→ Your goal
Quote, verbatim, all material below, without pictures.

→ Provided material
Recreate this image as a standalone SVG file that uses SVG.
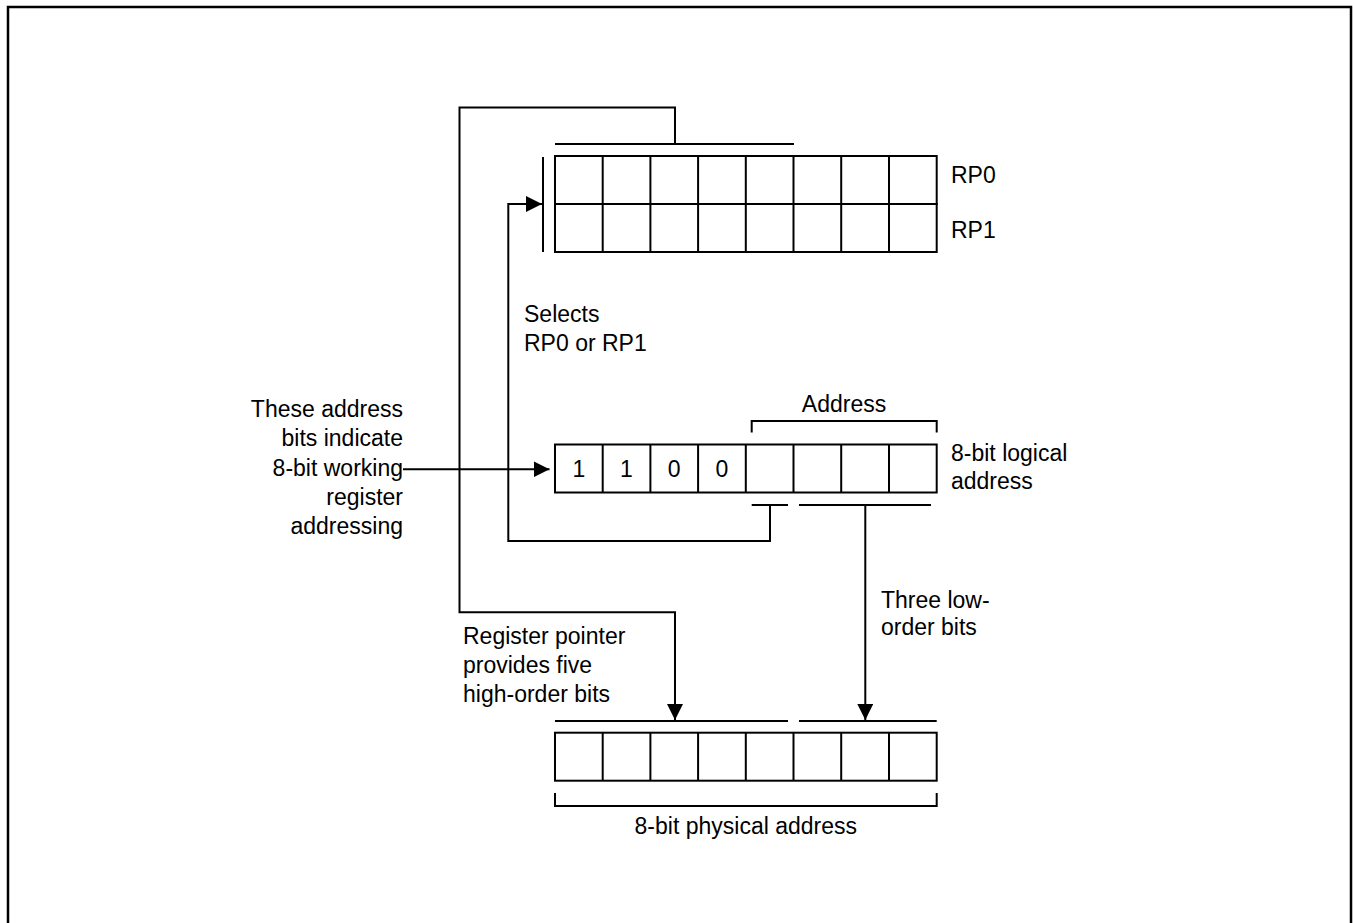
<svg xmlns="http://www.w3.org/2000/svg" width="1354" height="923" viewBox="0 0 1354 923">
<style>
.ln{fill:none;stroke:#000;stroke-width:2}
.t{font-family:"Liberation Sans",Arial,sans-serif;font-size:23px;fill:#000}
.e{text-anchor:end}
.m{text-anchor:middle}
</style>
<defs>
<marker id="ar" markerWidth="16" markerHeight="16" refX="16" refY="8" orient="auto" markerUnits="userSpaceOnUse">
<path d="M0,0 L16,8 L0,16 Z" fill="#000"/>
</marker>
<g id="cells">
<rect x="555" y="0" width="381.7" height="48" class="ln"/>
<path class="ln" d="M602.7,0V48M650.4,0V48M698.1,0V48M745.8,0V48M793.5,0V48M841.2,0V48M889,0V48"/>
</g>
</defs>
<rect x="8" y="7" width="1343" height="930" fill="none" stroke="#000" stroke-width="2.5"/>

<g id="rp-registers">
<use href="#cells" y="156"/>
<use href="#cells" y="204"/>
<line class="ln" x1="543" y1="157" x2="543" y2="252"/>
<line class="ln" x1="555" y1="144" x2="794" y2="144"/>
<text class="t" x="951" y="183">RP0</text>
<text class="t" x="951" y="238">RP1</text>
</g>

<g id="logical-address">
<use href="#cells" y="444.5"/>
<text class="t m" x="578.8" y="477">1</text>
<text class="t m" x="626.5" y="477">1</text>
<text class="t m" x="674.2" y="477">0</text>
<text class="t m" x="721.9" y="477">0</text>
<path class="ln" d="M751.7,432.5V421H936.7V432.5"/>
<text class="t m" x="844" y="412">Address</text>
<text class="t" x="951" y="461">8-bit logical</text>
<text class="t" x="951" y="489">address</text>
<line class="ln" x1="751.7" y1="505" x2="788" y2="505"/>
<line class="ln" x1="799" y1="505" x2="931" y2="505"/>
</g>

<g id="physical-address">
<use href="#cells" y="732.7"/>
<line class="ln" x1="555" y1="721" x2="788" y2="721"/>
<line class="ln" x1="799" y1="721" x2="936.7" y2="721"/>
<path class="ln" d="M555,793V806H936.7V793"/>
<text class="t m" x="745.8" y="834">8-bit physical address</text>
</g>

<g id="labels">
<text class="t e" x="403" y="417">These address</text>
<text class="t e" x="403" y="446">bits indicate</text>
<text class="t e" x="403" y="476">8-bit working</text>
<text class="t e" x="403" y="505">register</text>
<text class="t e" x="403" y="534">addressing</text>
<text class="t" x="524" y="322">Selects</text>
<text class="t" x="524" y="351">RP0 or RP1</text>
<text class="t" x="463" y="644">Register pointer</text>
<text class="t" x="463" y="673">provides five</text>
<text class="t" x="463" y="702">high-order bits</text>
<text class="t" x="881" y="608">Three low-</text>
<text class="t" x="881" y="635">order bits</text>
</g>

<g id="connectors">
<path class="ln" d="M675,144V107.5H459.5V612.3H675V720" marker-end="url(#ar)"/>
<path class="ln" d="M770,505V541H508.3V204H542" marker-end="url(#ar)"/>
<path class="ln" d="M403,469.3H549.5" marker-end="url(#ar)"/>
<path class="ln" d="M865.3,505V720" marker-end="url(#ar)"/>
</g>
</svg>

→ The completed task
Recreate this image as a standalone SVG file that uses SVG.
<svg xmlns="http://www.w3.org/2000/svg" width="1354" height="923" viewBox="0 0 1354 923">
<style>
.ln{fill:none;stroke:#000;stroke-width:2}
.t{font-family:"Liberation Sans",Arial,sans-serif;font-size:23px;fill:#000}
.e{text-anchor:end}
.m{text-anchor:middle}
</style>
<defs>
<marker id="ar" markerWidth="16" markerHeight="16" refX="16" refY="8" orient="auto" markerUnits="userSpaceOnUse">
<path d="M0,0 L16,8 L0,16 Z" fill="#000"/>
</marker>
<g id="cells">
<rect x="555" y="0" width="381.7" height="48" class="ln"/>
<path class="ln" d="M602.7,0V48M650.4,0V48M698.1,0V48M745.8,0V48M793.5,0V48M841.2,0V48M889,0V48"/>
</g>
</defs>
<rect x="8" y="7" width="1343" height="930" fill="none" stroke="#000" stroke-width="2.5"/>

<g id="rp-registers">
<use href="#cells" y="156"/>
<use href="#cells" y="204"/>
<line class="ln" x1="543" y1="157" x2="543" y2="252"/>
<line class="ln" x1="555" y1="144" x2="794" y2="144"/>
<text class="t" x="951" y="183">RP0</text>
<text class="t" x="951" y="238">RP1</text>
</g>

<g id="logical-address">
<use href="#cells" y="444.5"/>
<text class="t m" x="578.8" y="477">1</text>
<text class="t m" x="626.5" y="477">1</text>
<text class="t m" x="674.2" y="477">0</text>
<text class="t m" x="721.9" y="477">0</text>
<path class="ln" d="M751.7,432.5V421H936.7V432.5"/>
<text class="t m" x="844" y="412">Address</text>
<text class="t" x="951" y="461">8-bit logical</text>
<text class="t" x="951" y="489">address</text>
<line class="ln" x1="751.7" y1="505" x2="788" y2="505"/>
<line class="ln" x1="799" y1="505" x2="931" y2="505"/>
</g>

<g id="physical-address">
<use href="#cells" y="732.7"/>
<line class="ln" x1="555" y1="721" x2="788" y2="721"/>
<line class="ln" x1="799" y1="721" x2="936.7" y2="721"/>
<path class="ln" d="M555,793V806H936.7V793"/>
<text class="t m" x="745.8" y="834">8-bit physical address</text>
</g>

<g id="labels">
<text class="t e" x="403" y="417">These address</text>
<text class="t e" x="403" y="446">bits indicate</text>
<text class="t e" x="403" y="476">8-bit working</text>
<text class="t e" x="403" y="505">register</text>
<text class="t e" x="403" y="534">addressing</text>
<text class="t" x="524" y="322">Selects</text>
<text class="t" x="524" y="351">RP0 or RP1</text>
<text class="t" x="463" y="644">Register pointer</text>
<text class="t" x="463" y="673">provides five</text>
<text class="t" x="463" y="702">high-order bits</text>
<text class="t" x="881" y="608">Three low-</text>
<text class="t" x="881" y="635">order bits</text>
</g>

<g id="connectors">
<path class="ln" d="M675,144V107.5H459.5V612.3H675V720" marker-end="url(#ar)"/>
<path class="ln" d="M770,505V541H508.3V204H542" marker-end="url(#ar)"/>
<path class="ln" d="M403,469.3H549.5" marker-end="url(#ar)"/>
<path class="ln" d="M865.3,505V720" marker-end="url(#ar)"/>
</g>
</svg>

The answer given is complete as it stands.